• WHAT THE EXERCISE ASKS: Retype the opening lines of the data exactly, stopping after the line that contains "(token) at (778,754)". Skip every picture.

%%

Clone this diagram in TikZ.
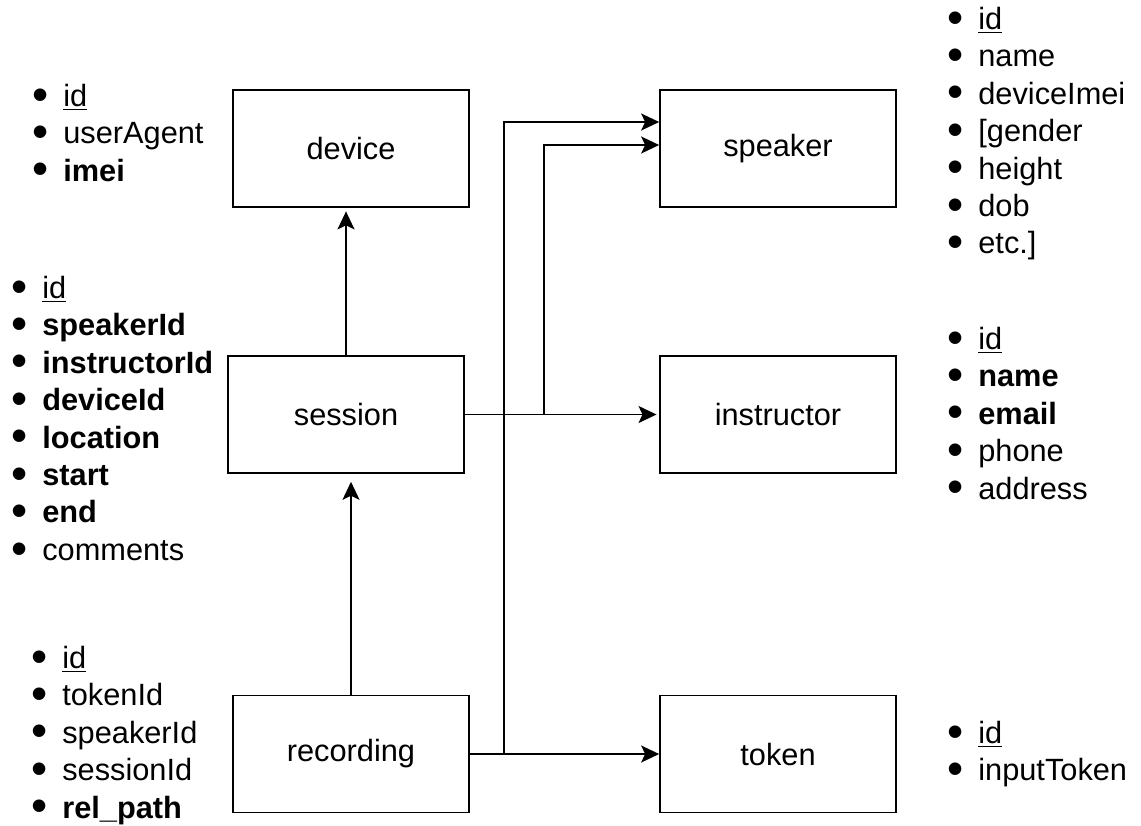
\documentclass[tikz,border=0pt]{standalone}
\usepackage{fontspec}
\setmainfont{Liberation Sans}
\usetikzlibrary{arrows.meta}

% one bulleted attribute line
\newcommand{\attr}[1]{\strut\makebox[0.62cm][l]{\raisebox{-0.12em}{\scalebox{1.5}{\textbullet}}}#1}

\tikzset{
  entity/.style={draw, line width=1pt, minimum width=4.72cm, minimum height=2.34cm,
    inner sep=0pt, font=\fontsize{17.5}{21.3}\selectfont},
  attrs/.style={anchor=north west, align=left, inner sep=0pt,
    font=\fontsize{17.5}{21.3}\selectfont},
  arr/.style={line width=1pt, -{Stealth[length=0.36cm,width=0.34cm,inset=0.08cm]}},
}

\begin{document}
\begin{tikzpicture}[x=0.02cm,y=-0.02cm]
\useasboundingbox (0,0) rectangle (1141,825);

% tables
\node[entity] (device) at (351,148.5) {device};
\node[entity] (session) at (346,414.5) {session};
\node[entity] (recording) at (351,754) {recording};
\node[entity] (speaker) at (778,148.5) {speaker};
\node[entity] (instructor) at (778,414.5) {instructor};
\node[entity] (token) at (778,754) {token};

% columns of each table
\node[attrs] (device-attrs) at (32,79.8)
  {\attr{\underline{id}}\\ \attr{userAgent}\\ \attr{\textbf{imei}}};
\node[attrs] (session-attrs) at (11,271.8)
  {\attr{\underline{id}}\\ \attr{\textbf{speakerId}}\\ \attr{\textbf{instructorId}}\\
   \attr{\textbf{deviceId}}\\ \attr{\textbf{location}}\\ \attr{\textbf{start}}\\
   \attr{\textbf{end}}\\ \attr{comments}};
\node[attrs] (recording-attrs) at (31,641.8)
  {\attr{\underline{id}}\\ \attr{tokenId}\\ \attr{speakerId}\\ \attr{sessionId}\\
   \attr{\textbf{rel\_path}}};
\node[attrs] (speaker-attrs) at (947,2.8)
  {\attr{\underline{id}}\\ \attr{name}\\ \attr{deviceImei}\\ \attr{[gender}\\
   \attr{height}\\ \attr{dob}\\ \attr{etc.]}};
\node[attrs] (instructor-attrs) at (947,322.8)
  {\attr{\underline{id}}\\ \attr{\textbf{name}}\\ \attr{\textbf{email}}\\
   \attr{phone}\\ \attr{address}};
\node[attrs] (token-attrs) at (947,716.8)
  {\attr{\underline{id}}\\ \attr{inputToken}};

% references
\draw[arr, shorten >=2pt] (session.north) -- (device.south -| session.north);
\draw[arr, shorten >=4.5pt] (recording.north) -- (session.south -| recording.north);
\draw[arr, shorten >=1.5pt] (session.east) -- (instructor.west);
\draw[arr] (recording.east) -- (token.west);

\coordinate (sessfork) at (544,414.5);
\coordinate (recfork) at (504,754);
\draw[arr] (sessfork) |- (speaker.west |- 0,145);
\draw[arr] (recfork) |- (speaker.west |- 0,122);

\end{tikzpicture}
\end{document}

%%

• EXPECTED OUTPUT:
Clone this diagram in TikZ.
\documentclass[tikz,border=0pt]{standalone}
\usepackage{fontspec}
\setmainfont{Liberation Sans}
\usetikzlibrary{arrows.meta}

% one bulleted attribute line
\newcommand{\attr}[1]{\strut\makebox[0.62cm][l]{\raisebox{-0.12em}{\scalebox{1.5}{\textbullet}}}#1}

\tikzset{
  entity/.style={draw, line width=1pt, minimum width=4.72cm, minimum height=2.34cm,
    inner sep=0pt, font=\fontsize{17.5}{21.3}\selectfont},
  attrs/.style={anchor=north west, align=left, inner sep=0pt,
    font=\fontsize{17.5}{21.3}\selectfont},
  arr/.style={line width=1pt, -{Stealth[length=0.36cm,width=0.34cm,inset=0.08cm]}},
}

\begin{document}
\begin{tikzpicture}[x=0.02cm,y=-0.02cm]
\useasboundingbox (0,0) rectangle (1141,825);

% tables
\node[entity] (device) at (351,148.5) {device};
\node[entity] (session) at (346,414.5) {session};
\node[entity] (recording) at (351,754) {recording};
\node[entity] (speaker) at (778,148.5) {speaker};
\node[entity] (instructor) at (778,414.5) {instructor};
\node[entity] (token) at (778,754) {token};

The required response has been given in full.